Because we conclude that Kelleher did not "arrest" the defendant for the purposes of triggering the common-law rule against performing a citizen's arrest for a misdemeanor, and that his actions were reasonable preventive measures to ensure public safety, we agree with the motion judge that there is no need to exclude the evidence. [Note 8] Our conclusion is buttressed by the lack of any official misconduct on these facts. As we recently explained, the common-law rule of exclusion in Massachusetts is employed as "a deterrent to the abuse of official power based on the application of State legal principles." [Note 9] Commonwealth v. Hernandez, 456 Mass. 528 , 532 (2010). Kelleher did not abuse

Page 843

the powers of his office by taking reasonable measures, short of arrest, to ensure public safety; thus, there is nothing to deter.

Accordingly, we affirm the order denying the defendant's motion to suppress, and affirm the convictions.

So ordered.


FOOTNOTES

[Note 1] We acknowledge the amicus brief submitted by the Massachusetts Chiefs of Police Association, Inc., and Mothers Against Drunk Driving.

[Note 2] This court previously has rejected the rule of English common law, whereby a private citizen may make a citizen's arrest for a misdemeanor, provided that the misdemeanor (1) is committed in his presence, (2) amounts to a breach of the peace, and (3) is continuing, or at least merely interrupted and likely to resume. Commonwealth v. Grise, 398 Mass. 247 , 250-251 (1986). Commonwealth v. Gorman, 288 Mass. 294 , 297-299 (1934). Operating while under the influence (OUI) is a breach of the peace in Massachusetts. Id. States that have adopted the English rule have had no difficulty concluding that a police officer acting extraterritorially properly arrested a defendant in circumstances more provocative than here, as in those States, a private citizen would be entitled to do so. See, e.g., State ex rel. State v. Gustke, 205 W. Va. 72, 80-83 (1999); Waukesha v. Gorz, 166 Wis. 2d 243, 246-249 (Ct. App. 1991).

[Note 3] Although we recognize that these principles were developed in the context of arrests by police officers acting in their own jurisdictions, we think that they apply equally to a police officer acting as a private citizen on an extraterritorial misdemeanor, at least where the officer is in uniform.

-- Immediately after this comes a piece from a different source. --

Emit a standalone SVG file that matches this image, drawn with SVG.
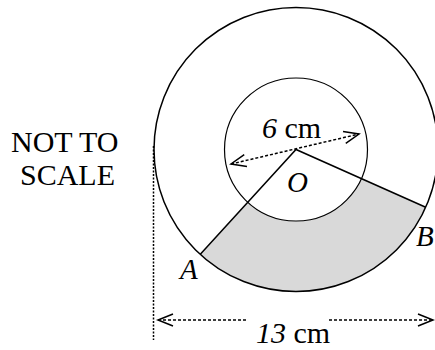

[Note 4] Conversely, even if an officer does indeed subjectively intend to arrest a suspect, there may nonetheless be no arrest if such an intent was not reasonably understood by the defendant. See Commonwealth v. Cook, 419 Mass. 192 , 198-200 (1994).

[Note 5] At the evidentiary hearing, Kelleher testified that if the defendant had tried to leave on foot, he would have let him. The motion judge appears to have accepted this testimony.

[Note 6] The defendant disputes that the officer "told" him to get out of the vehicle, preferring the term "ordering." As noted, this court accepts a motion judge's findings of fact absent clear error. At the evidentiary hearing, Officer Kelleher stated that he "told [the defendant] to step out of the vehicle." We find no error in the motion judge's crediting this testimony.

[Note 7] Because we find no "arrest" on these facts, we take no position on whether there are exceptions to the rule prohibiting a citizen's arrest for a misdemeanor, where the "citizen" is a police officer operating outside his jurisdiction. Cf. Commonwealth v. Claiborne, 423 Mass. 275 , 281 (1996) (relaxing requirements for citizen's arrest for felony, where "citizen" is police officer acting outside his jurisdiction).

[Note 8] To the extent that the defendant may have been "seized" by the government for the purposes of the Fourth Amendment to the United States Constitution and art. 14 of the Massachusetts Declaration of Rights, a matter on which we express no view, Officer Kelleher's actions were reasonable and did not violate either constitutional mandate.

[Note 9] We base our decision on this common-law rule of exclusion, and not on the Fourth Amendment's exclusionary rule.